It’s March, and that means it’s time for Madness. But while you’re anxiously researching sleeper picks for your bracket, it’s worth pointing out that for some sports, tourney time is already here.
Eight teams have qualified for this year’s NCAA women’s hockey championship, including fourth-seeded Harvard, who finished third in regular-season ECAC play and was bounced in the conference semifinals.
Yes, you heard that right. The Crimson has secured the only home-ice berth from the ECAC, despite being the third-best program in conference play. Now how the heck did that happen?
Harvard entered play last weekend fourth in both the polls and the computer rankings, and a tournament championship would surely secure the squad its second home NCAA game in three seasons.
Then the Crimson fell to Clarkson, then ranked sixth by the computers, on Friday night, and the chances of a top-four seed looked slim.

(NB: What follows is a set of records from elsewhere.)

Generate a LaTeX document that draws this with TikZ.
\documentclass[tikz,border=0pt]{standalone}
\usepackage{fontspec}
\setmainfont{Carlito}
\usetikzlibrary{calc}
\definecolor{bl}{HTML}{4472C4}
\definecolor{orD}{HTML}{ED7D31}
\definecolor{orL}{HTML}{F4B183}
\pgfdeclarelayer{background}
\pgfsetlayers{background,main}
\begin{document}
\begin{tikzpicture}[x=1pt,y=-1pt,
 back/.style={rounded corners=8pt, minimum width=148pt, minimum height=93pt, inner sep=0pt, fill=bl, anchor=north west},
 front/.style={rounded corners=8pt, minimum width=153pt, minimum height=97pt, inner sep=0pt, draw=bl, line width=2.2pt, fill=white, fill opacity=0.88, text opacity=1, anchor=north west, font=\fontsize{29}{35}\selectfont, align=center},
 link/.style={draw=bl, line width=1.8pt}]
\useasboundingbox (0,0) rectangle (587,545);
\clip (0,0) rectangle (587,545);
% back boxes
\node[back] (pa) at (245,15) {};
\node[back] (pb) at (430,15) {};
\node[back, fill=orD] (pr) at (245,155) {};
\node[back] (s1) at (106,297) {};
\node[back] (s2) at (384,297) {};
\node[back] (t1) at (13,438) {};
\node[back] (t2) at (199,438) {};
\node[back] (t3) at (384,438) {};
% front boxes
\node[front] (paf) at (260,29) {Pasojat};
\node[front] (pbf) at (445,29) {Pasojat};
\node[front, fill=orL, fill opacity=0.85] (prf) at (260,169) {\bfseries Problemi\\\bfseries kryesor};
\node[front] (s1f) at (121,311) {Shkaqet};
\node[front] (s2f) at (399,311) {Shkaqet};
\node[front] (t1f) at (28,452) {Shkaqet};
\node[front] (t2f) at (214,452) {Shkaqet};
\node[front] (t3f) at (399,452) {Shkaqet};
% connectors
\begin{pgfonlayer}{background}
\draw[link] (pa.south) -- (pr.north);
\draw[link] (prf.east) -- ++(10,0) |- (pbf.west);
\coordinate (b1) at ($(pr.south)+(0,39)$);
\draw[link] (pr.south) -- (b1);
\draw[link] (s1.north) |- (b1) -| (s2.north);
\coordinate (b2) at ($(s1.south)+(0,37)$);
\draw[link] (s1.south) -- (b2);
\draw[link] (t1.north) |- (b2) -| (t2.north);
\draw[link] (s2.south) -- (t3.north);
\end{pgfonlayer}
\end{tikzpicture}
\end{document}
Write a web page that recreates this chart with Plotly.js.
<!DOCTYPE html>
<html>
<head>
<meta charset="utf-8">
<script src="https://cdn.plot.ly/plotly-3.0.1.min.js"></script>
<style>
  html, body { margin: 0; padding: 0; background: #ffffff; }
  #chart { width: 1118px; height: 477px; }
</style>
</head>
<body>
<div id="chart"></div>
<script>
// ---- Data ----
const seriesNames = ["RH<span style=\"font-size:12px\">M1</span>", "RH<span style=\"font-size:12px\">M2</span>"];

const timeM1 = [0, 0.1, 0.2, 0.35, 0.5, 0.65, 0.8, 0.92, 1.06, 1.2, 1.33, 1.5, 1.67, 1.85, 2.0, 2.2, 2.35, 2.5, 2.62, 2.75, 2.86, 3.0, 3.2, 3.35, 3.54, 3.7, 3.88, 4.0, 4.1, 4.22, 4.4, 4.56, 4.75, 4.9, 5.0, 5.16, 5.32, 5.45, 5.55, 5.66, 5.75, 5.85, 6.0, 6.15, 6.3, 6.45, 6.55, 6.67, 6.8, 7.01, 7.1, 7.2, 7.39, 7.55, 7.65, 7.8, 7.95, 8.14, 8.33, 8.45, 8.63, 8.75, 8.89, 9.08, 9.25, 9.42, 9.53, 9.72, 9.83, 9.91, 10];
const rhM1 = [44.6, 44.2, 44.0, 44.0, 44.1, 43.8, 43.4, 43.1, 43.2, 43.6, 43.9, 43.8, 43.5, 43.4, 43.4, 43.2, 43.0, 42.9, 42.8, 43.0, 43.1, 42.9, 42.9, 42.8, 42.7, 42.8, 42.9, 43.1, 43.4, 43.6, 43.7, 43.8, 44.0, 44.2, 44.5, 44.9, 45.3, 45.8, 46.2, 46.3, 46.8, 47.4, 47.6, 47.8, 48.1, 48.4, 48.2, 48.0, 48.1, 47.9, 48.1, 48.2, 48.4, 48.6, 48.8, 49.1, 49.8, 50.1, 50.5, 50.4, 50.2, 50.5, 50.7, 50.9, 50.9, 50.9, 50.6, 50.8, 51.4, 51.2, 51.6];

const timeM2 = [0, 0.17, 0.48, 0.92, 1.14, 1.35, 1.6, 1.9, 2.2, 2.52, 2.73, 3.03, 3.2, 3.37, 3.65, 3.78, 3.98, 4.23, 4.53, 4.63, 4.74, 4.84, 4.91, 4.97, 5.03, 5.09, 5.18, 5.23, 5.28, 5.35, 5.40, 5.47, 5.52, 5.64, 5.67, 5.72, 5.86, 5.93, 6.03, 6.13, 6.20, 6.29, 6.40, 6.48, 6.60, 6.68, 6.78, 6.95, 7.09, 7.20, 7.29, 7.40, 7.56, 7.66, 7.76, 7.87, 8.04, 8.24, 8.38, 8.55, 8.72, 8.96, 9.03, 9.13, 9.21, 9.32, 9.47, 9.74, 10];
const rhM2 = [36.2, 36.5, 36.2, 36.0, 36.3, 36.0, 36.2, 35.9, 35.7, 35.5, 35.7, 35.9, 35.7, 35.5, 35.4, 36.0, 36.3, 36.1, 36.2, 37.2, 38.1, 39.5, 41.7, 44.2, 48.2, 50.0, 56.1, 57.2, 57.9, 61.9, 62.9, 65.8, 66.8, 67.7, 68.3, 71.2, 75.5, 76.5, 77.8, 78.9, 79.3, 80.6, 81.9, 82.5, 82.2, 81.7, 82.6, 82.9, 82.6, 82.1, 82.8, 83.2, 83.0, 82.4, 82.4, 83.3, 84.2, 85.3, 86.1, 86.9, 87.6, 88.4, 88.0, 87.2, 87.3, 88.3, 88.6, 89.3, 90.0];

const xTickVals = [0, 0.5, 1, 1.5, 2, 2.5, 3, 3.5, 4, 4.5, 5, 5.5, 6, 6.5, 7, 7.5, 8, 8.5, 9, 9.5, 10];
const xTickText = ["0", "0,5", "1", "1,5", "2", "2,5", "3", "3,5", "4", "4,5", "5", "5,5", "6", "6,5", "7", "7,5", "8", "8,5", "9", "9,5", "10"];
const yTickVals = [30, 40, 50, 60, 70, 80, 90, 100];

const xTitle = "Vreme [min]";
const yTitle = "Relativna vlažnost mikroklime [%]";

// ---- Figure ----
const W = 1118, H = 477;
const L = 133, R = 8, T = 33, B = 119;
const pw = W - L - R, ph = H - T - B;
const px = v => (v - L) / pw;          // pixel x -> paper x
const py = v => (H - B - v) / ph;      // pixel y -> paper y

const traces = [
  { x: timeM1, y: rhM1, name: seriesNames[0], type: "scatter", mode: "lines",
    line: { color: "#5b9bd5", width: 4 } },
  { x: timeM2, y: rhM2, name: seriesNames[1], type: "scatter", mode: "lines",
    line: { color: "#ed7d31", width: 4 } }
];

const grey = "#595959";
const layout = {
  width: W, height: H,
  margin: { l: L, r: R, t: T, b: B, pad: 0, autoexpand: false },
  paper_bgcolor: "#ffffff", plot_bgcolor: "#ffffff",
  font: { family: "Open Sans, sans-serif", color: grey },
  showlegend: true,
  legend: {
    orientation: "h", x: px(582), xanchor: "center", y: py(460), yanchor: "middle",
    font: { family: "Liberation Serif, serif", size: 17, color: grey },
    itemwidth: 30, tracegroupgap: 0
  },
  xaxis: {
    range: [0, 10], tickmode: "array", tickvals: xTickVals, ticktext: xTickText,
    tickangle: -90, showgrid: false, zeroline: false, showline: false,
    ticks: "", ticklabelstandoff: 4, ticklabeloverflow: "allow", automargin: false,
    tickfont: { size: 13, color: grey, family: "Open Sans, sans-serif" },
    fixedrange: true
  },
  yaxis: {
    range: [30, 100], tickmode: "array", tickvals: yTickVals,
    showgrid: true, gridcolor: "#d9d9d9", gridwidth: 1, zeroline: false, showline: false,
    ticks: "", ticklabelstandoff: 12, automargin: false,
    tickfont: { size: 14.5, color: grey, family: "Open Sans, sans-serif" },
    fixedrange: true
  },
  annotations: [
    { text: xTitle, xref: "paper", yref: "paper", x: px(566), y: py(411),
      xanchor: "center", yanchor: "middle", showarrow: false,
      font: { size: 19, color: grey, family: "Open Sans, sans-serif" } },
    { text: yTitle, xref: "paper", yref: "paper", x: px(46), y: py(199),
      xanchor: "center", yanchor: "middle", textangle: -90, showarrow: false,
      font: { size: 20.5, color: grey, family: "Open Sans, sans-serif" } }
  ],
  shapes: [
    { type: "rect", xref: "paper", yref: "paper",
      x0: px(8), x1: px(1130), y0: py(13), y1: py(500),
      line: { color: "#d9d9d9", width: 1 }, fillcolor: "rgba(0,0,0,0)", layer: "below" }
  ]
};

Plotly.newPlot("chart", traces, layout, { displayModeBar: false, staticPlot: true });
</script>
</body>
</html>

But after Harvard lost, everything else fell in its favor. New Hampshire, sitting in fifth and looking like a prime candidate to grab home-ice advantage, got walloped, 4-0, by then-unranked Boston University in the Hockey East semifinals.
Clarkson became the heir apparent to the No. 4 slot, and the Golden Knights promptly lost to Cornell in overtime of the ECAC championship.
And the Big Red, despite winning both the conference regular-season and tournament titles, went a miserable 1-6 in non-conference play during the regular season, leaving the Crimson—with its stronger schedule—as the last team standing.
Harvard went 1-3-4 against the tournament field this season, losing to Cornell once and Clarkson twice. It recorded ties against the Big Red, the Golden Knights, New Hampshire, and Minnesota, and it defeated the Gophers—the No. 3 seed—1-0 at Bright in December.
The Crimson will host Cornell Friday night at 7 p.m. at Bright Hockey Center, with the winner advancing to play either No. 1 Mercyhurst or No. 8 BU next Friday in the Frozen Four.